__DATASET CONTENT__
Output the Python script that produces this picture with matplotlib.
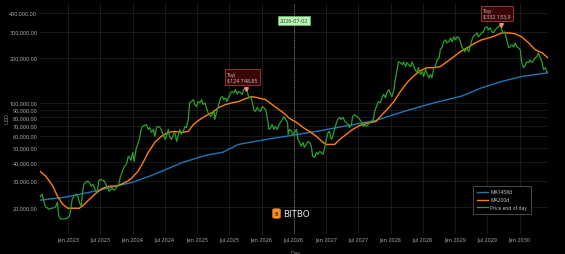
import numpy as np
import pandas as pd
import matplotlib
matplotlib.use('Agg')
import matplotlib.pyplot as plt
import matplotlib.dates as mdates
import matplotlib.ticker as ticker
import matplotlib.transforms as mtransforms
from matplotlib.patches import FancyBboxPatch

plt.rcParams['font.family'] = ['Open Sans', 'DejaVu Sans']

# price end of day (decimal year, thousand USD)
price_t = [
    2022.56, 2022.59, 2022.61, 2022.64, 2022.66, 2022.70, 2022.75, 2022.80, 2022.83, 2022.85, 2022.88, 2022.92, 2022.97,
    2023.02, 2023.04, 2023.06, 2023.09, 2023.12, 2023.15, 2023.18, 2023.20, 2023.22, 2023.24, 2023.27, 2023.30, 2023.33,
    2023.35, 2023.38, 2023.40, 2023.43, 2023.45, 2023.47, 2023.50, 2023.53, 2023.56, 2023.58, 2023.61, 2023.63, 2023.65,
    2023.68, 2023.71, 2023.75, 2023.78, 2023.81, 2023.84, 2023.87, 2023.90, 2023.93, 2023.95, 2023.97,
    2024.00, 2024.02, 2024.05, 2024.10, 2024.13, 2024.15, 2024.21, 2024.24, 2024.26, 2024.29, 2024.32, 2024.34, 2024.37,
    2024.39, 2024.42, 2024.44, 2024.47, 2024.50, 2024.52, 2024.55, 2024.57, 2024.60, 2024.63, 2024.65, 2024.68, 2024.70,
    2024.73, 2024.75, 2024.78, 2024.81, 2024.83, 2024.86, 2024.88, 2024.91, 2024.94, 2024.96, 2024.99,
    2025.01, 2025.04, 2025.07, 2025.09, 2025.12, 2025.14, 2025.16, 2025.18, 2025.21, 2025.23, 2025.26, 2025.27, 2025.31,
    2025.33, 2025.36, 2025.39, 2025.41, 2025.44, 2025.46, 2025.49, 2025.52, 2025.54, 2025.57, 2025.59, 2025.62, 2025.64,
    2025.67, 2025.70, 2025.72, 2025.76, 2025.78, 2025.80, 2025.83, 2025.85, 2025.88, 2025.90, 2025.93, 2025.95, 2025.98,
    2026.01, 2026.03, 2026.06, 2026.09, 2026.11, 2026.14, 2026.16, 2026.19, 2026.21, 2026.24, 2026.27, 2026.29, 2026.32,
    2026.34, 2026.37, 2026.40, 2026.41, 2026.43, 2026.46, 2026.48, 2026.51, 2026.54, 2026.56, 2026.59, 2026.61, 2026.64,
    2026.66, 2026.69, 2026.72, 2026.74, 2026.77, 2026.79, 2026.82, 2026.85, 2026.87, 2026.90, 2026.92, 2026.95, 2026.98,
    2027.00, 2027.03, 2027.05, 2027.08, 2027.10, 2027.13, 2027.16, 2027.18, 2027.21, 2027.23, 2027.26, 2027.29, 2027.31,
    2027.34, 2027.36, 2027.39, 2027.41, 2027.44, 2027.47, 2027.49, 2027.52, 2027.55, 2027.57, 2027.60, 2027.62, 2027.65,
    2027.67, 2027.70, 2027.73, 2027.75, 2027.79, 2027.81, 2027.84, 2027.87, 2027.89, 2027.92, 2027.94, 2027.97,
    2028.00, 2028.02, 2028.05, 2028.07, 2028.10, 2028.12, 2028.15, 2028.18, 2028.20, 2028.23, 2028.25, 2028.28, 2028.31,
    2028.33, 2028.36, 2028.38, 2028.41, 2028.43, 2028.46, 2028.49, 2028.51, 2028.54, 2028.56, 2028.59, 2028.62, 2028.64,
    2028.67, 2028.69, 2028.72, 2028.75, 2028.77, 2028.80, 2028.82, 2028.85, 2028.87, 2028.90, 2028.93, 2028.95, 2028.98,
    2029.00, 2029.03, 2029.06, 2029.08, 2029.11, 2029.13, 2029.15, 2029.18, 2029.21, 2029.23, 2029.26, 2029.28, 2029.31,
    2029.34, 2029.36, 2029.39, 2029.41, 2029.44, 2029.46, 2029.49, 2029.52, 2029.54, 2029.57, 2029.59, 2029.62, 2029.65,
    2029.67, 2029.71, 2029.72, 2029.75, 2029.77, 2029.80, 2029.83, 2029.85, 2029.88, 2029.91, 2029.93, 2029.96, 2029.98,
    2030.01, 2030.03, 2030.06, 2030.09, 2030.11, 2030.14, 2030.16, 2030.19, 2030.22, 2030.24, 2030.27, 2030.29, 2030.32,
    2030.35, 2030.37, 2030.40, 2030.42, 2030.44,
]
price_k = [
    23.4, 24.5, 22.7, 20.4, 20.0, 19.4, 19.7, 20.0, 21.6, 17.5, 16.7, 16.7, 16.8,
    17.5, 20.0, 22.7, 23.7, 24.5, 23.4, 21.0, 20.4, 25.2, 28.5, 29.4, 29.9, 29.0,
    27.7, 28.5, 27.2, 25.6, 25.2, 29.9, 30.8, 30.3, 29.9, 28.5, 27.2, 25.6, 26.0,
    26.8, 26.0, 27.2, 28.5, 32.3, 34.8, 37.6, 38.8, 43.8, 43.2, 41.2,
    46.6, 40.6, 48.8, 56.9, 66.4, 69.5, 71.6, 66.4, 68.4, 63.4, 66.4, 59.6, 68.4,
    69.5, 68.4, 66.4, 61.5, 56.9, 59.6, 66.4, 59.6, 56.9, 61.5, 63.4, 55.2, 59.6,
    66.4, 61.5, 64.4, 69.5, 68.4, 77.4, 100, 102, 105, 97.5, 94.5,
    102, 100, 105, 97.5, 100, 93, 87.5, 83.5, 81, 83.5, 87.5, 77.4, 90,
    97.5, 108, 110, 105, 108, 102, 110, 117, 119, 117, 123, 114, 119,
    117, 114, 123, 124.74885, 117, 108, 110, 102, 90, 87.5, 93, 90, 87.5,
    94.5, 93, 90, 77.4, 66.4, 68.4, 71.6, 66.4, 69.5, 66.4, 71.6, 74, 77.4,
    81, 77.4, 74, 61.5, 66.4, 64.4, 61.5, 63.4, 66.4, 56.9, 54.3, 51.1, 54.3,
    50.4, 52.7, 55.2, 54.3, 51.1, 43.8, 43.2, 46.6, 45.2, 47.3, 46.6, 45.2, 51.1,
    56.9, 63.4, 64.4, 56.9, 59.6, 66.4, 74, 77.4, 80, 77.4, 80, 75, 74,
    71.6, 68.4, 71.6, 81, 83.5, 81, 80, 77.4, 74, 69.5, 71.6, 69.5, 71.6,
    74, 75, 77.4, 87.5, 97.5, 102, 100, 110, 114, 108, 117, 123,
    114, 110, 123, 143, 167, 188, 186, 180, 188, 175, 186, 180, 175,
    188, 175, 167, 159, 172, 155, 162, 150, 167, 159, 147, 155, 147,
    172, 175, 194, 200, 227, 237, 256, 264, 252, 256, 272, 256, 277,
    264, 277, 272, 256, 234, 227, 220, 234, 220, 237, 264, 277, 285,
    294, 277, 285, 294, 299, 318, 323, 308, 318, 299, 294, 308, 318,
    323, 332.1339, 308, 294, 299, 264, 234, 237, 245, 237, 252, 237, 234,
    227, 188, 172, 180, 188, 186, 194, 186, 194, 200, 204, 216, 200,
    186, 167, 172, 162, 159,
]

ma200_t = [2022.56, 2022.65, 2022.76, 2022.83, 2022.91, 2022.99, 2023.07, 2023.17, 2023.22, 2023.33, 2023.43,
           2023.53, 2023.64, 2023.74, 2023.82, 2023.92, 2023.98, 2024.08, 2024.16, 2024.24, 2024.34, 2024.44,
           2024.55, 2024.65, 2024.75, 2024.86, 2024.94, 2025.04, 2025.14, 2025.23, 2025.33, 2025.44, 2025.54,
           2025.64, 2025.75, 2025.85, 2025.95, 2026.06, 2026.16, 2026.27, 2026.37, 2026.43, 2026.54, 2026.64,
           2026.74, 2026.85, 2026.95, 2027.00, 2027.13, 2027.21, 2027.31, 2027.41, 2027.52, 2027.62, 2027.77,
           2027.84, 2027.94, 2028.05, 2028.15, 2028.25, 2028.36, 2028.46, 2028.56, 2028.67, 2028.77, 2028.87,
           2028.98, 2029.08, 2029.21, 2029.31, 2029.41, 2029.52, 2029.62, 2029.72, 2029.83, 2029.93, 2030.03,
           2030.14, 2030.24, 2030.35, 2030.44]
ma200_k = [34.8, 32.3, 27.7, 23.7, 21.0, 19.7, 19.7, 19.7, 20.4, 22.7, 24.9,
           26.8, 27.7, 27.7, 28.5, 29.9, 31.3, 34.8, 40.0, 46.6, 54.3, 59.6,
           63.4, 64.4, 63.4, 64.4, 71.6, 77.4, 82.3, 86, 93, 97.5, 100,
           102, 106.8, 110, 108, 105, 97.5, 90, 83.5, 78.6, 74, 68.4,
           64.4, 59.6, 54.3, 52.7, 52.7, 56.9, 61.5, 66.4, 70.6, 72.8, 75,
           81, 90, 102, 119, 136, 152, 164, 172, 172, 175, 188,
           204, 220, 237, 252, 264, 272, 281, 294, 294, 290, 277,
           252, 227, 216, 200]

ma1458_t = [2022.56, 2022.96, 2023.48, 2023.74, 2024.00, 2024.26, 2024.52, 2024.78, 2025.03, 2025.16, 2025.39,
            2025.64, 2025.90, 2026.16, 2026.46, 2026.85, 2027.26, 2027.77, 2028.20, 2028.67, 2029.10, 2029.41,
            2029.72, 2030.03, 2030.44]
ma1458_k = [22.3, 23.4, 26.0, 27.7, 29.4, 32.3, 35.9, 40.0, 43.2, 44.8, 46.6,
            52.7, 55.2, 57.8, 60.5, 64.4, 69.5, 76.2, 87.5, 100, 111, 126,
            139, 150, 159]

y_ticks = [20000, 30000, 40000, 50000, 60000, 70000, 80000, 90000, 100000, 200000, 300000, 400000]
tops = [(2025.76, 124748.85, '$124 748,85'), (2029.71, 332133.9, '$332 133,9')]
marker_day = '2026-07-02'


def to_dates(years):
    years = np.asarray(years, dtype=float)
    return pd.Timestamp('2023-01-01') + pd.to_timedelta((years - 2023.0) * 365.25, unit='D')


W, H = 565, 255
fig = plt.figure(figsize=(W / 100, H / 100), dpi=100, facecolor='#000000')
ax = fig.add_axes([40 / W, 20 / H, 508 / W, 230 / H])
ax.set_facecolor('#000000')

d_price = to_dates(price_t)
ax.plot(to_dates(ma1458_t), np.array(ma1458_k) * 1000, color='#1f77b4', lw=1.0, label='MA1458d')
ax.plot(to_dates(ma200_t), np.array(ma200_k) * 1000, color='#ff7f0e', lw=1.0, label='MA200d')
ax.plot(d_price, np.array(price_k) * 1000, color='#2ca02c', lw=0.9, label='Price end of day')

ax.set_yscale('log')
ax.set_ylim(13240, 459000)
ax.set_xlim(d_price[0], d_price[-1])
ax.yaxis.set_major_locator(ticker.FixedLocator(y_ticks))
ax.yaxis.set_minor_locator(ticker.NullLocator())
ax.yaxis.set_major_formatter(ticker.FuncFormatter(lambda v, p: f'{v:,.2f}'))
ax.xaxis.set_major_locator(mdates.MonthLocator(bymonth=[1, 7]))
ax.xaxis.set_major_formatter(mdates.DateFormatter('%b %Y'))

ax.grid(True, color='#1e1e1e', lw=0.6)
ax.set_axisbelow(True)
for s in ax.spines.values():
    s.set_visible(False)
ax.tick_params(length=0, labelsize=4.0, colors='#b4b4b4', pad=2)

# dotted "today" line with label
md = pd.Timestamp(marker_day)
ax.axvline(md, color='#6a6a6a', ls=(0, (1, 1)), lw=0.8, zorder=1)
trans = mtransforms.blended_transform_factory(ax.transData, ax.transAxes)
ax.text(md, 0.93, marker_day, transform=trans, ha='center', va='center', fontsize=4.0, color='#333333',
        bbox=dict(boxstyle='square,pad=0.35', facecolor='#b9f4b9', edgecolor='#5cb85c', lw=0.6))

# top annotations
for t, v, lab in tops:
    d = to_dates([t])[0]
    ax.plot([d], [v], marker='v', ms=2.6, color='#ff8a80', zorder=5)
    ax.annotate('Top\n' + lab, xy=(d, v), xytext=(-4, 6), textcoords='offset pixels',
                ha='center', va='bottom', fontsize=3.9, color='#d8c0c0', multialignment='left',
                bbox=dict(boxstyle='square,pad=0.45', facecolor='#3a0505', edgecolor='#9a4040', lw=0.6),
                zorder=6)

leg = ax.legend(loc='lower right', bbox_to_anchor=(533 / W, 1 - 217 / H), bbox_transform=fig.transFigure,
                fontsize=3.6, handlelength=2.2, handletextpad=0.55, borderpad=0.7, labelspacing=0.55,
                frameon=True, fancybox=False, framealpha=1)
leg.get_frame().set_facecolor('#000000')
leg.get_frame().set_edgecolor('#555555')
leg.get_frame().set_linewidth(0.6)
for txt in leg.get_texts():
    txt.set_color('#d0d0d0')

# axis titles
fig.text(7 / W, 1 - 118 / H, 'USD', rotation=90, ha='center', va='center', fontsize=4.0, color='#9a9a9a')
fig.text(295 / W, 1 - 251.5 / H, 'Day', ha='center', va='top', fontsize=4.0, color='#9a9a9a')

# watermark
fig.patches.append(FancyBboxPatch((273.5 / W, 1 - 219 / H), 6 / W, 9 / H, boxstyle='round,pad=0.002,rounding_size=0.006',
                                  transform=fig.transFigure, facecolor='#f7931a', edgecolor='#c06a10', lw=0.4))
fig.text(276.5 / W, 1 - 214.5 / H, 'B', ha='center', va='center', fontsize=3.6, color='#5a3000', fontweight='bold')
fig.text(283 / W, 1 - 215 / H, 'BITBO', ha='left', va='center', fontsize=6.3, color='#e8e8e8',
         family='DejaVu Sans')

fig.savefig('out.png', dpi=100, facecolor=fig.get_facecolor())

__DESCRIPTION OF THE TASK__
Quote, exactly and only, the lines from the first line of the data above through the line containing "from matplotlib.patches import FancyBboxPatch". The pictures do not belong in it.

__TASK SOLUTION__
Output the Python script that produces this picture with matplotlib.
import numpy as np
import pandas as pd
import matplotlib
matplotlib.use('Agg')
import matplotlib.pyplot as plt
import matplotlib.dates as mdates
import matplotlib.ticker as ticker
import matplotlib.transforms as mtransforms
from matplotlib.patches import FancyBboxPatch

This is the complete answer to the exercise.